Menurut Khaerul, Fatwa MUI Nomor 1 Tahun 2015 tentang pendayagunaan zakat, infak, sedekah, dan wakaf untuk penyediaan air bersih dan sanitasi sangat tepat agar masyarakat tidak ragu lagi.
Dalam kesempatan itu Khaerul Huda menyampaikan beberapa pola penggunaan wakaf untuk penyediaan sanitasi dan air bersih. Pertama, wakif bisa langsung mewakafkan aset berupa sarana sanitasi dan air bersih kepada masyarakat. Dalam pola ini masyarakat langsung bisa menggunakan sarana tersebut dan hanya perlu memelihara.
Pola kedua, nazir membangun sarana air bersih dan sanitasi di atas tanah wakaf dengan biaya dari dana zakat dan sedekah.
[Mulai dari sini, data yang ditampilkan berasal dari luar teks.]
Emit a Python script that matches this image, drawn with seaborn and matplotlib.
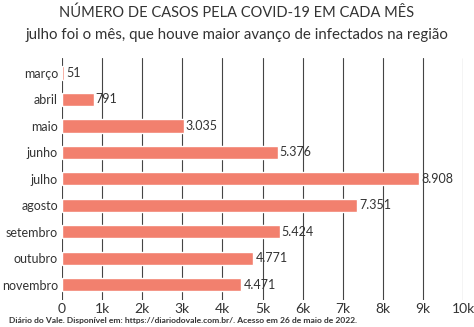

Pola ketiga, nazir mengumpulkan dana wakaf uang dari masyarakat, lalu menggunakannya untuk pembangunan sarana air bersih dan sanitasi di atas tanah wakaf.
Pola keempat, nazir mengelola suatu aset wakaf secara produktif, lalu keuntungannya disalurkan untuk memberikan bantuan kepada masyarakat dalam bentuk sarana air bersih dan sanitasi.
Terakhir, wakaf uang bisa digunakan sebagai modal pembiayaan bagi anggota koperasi untuk membangun sarana air bersih dan sanitasi. Model ini aman jika diterapkan untuk anggota koperasi. Sejauh ini, sudah ada lebih dari 100 koperasi yang terdaftar di BWI sebagai nazir wakaf uang.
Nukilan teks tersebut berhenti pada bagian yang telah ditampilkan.